▶ _WRITTEN PROBLEM_
Nothing but the lines from the line with "Convert this chart to Altair code." to the line with "W, H = 1739, 584", both included, is to be repeated, and those exactly. Leave out the pictures.

▶ _DATASET ENTRIES_
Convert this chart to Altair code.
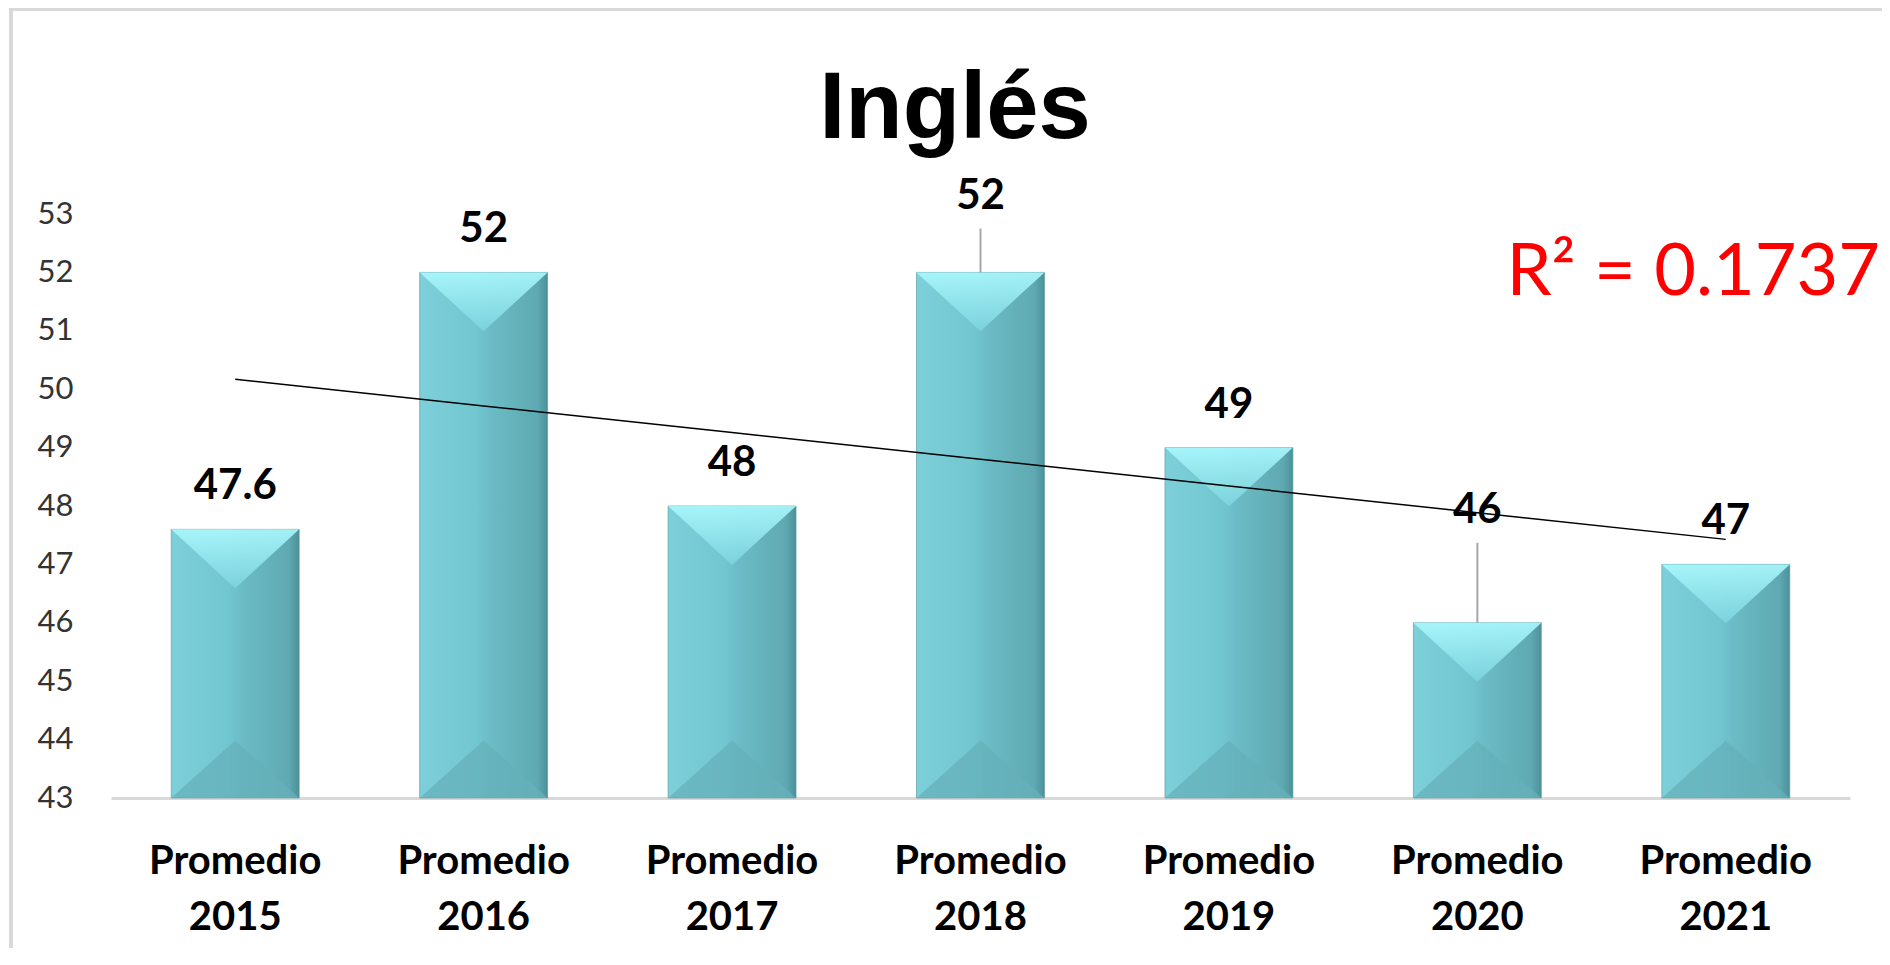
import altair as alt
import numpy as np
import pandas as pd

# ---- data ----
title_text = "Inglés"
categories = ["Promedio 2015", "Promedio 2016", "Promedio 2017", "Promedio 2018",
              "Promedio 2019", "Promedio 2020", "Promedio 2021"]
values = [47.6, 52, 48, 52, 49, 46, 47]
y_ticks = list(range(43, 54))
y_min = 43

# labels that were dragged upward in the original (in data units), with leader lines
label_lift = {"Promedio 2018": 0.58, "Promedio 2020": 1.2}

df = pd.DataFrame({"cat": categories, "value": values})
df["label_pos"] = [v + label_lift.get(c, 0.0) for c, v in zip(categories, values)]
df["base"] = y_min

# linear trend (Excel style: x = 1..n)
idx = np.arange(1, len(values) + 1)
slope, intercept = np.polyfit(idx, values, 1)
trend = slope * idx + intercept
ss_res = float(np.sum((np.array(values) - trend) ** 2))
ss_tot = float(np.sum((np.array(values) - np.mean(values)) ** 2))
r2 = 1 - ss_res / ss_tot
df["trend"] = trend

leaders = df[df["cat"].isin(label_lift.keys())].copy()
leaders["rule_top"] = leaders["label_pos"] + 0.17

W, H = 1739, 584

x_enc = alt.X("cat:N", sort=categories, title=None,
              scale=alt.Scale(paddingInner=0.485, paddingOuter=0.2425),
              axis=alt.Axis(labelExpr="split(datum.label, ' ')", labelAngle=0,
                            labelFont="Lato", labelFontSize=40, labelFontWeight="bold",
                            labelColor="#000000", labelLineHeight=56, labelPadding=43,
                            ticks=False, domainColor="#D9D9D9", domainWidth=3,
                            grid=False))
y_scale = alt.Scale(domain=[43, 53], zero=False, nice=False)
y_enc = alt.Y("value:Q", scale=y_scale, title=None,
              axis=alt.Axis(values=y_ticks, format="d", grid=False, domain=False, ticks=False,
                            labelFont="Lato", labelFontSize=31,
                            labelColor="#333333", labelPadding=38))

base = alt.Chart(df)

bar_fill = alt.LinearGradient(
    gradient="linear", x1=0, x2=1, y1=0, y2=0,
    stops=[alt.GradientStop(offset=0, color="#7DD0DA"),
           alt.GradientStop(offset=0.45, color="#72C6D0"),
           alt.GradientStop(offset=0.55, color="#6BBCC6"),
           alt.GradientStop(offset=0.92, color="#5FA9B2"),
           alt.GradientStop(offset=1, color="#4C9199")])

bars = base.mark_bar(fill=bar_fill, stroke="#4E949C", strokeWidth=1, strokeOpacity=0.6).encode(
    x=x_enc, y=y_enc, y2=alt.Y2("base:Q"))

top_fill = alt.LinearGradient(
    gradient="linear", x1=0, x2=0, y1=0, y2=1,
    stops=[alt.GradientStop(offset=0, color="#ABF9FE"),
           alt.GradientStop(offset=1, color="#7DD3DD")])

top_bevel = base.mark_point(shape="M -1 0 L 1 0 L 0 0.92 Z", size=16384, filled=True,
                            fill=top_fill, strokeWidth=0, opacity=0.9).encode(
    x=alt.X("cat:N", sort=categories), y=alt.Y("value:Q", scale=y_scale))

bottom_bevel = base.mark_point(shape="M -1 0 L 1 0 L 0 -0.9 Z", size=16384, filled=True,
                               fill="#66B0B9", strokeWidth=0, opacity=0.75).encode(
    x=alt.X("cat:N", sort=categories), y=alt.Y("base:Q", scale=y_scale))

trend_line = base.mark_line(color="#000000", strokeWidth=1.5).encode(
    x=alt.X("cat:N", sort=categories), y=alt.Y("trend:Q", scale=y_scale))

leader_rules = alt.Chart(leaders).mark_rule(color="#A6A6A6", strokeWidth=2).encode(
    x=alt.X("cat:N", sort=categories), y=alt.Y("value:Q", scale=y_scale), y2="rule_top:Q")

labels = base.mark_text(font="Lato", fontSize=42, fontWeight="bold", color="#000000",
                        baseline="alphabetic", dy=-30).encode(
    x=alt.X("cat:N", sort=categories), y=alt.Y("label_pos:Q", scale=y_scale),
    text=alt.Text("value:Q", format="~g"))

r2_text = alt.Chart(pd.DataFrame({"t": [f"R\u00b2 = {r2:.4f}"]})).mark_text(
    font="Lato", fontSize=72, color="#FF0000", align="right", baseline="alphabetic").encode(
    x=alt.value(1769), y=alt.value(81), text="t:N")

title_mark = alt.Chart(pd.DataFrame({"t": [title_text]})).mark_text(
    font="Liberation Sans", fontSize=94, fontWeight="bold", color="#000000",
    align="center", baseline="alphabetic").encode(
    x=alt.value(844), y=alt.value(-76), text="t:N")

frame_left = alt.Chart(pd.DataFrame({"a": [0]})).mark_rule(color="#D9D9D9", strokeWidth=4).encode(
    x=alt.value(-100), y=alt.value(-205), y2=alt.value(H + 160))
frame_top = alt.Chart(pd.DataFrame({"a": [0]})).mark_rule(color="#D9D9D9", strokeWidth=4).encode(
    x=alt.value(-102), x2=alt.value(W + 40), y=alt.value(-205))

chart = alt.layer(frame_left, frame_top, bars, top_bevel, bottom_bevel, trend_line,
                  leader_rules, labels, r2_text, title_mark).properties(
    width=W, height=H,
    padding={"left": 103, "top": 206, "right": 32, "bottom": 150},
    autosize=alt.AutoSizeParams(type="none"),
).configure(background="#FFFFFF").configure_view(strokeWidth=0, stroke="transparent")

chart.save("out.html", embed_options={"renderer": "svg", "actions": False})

==

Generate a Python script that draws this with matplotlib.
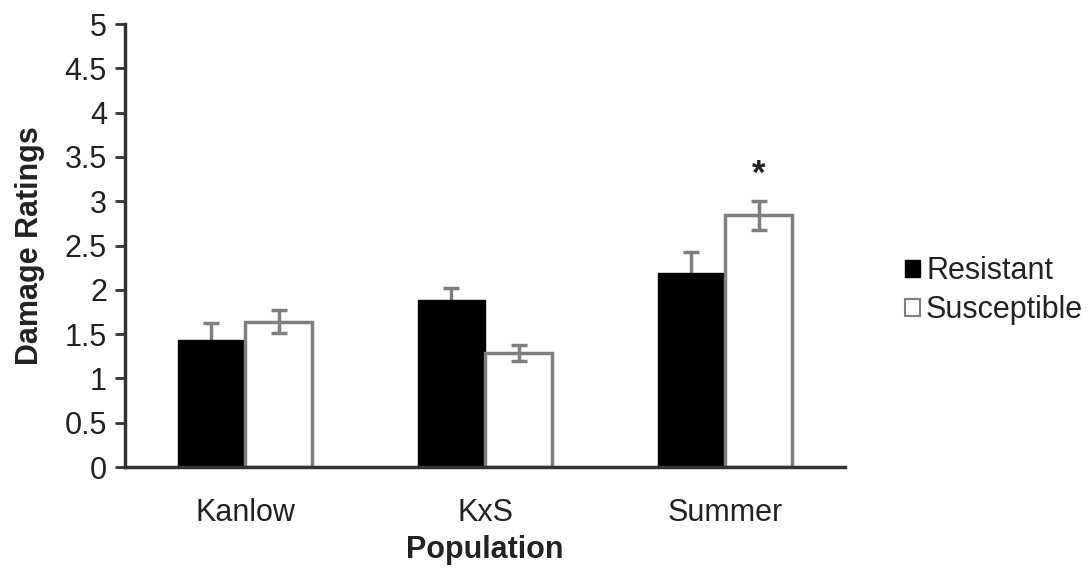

▶ _WRITTEN SOLUTION_
Convert this chart to Altair code.
import altair as alt
import numpy as np
import pandas as pd

# ---- data ----
title_text = "Inglés"
categories = ["Promedio 2015", "Promedio 2016", "Promedio 2017", "Promedio 2018",
              "Promedio 2019", "Promedio 2020", "Promedio 2021"]
values = [47.6, 52, 48, 52, 49, 46, 47]
y_ticks = list(range(43, 54))
y_min = 43

# labels that were dragged upward in the original (in data units), with leader lines
label_lift = {"Promedio 2018": 0.58, "Promedio 2020": 1.2}

df = pd.DataFrame({"cat": categories, "value": values})
df["label_pos"] = [v + label_lift.get(c, 0.0) for c, v in zip(categories, values)]
df["base"] = y_min

# linear trend (Excel style: x = 1..n)
idx = np.arange(1, len(values) + 1)
slope, intercept = np.polyfit(idx, values, 1)
trend = slope * idx + intercept
ss_res = float(np.sum((np.array(values) - trend) ** 2))
ss_tot = float(np.sum((np.array(values) - np.mean(values)) ** 2))
r2 = 1 - ss_res / ss_tot
df["trend"] = trend

leaders = df[df["cat"].isin(label_lift.keys())].copy()
leaders["rule_top"] = leaders["label_pos"] + 0.17

W, H = 1739, 584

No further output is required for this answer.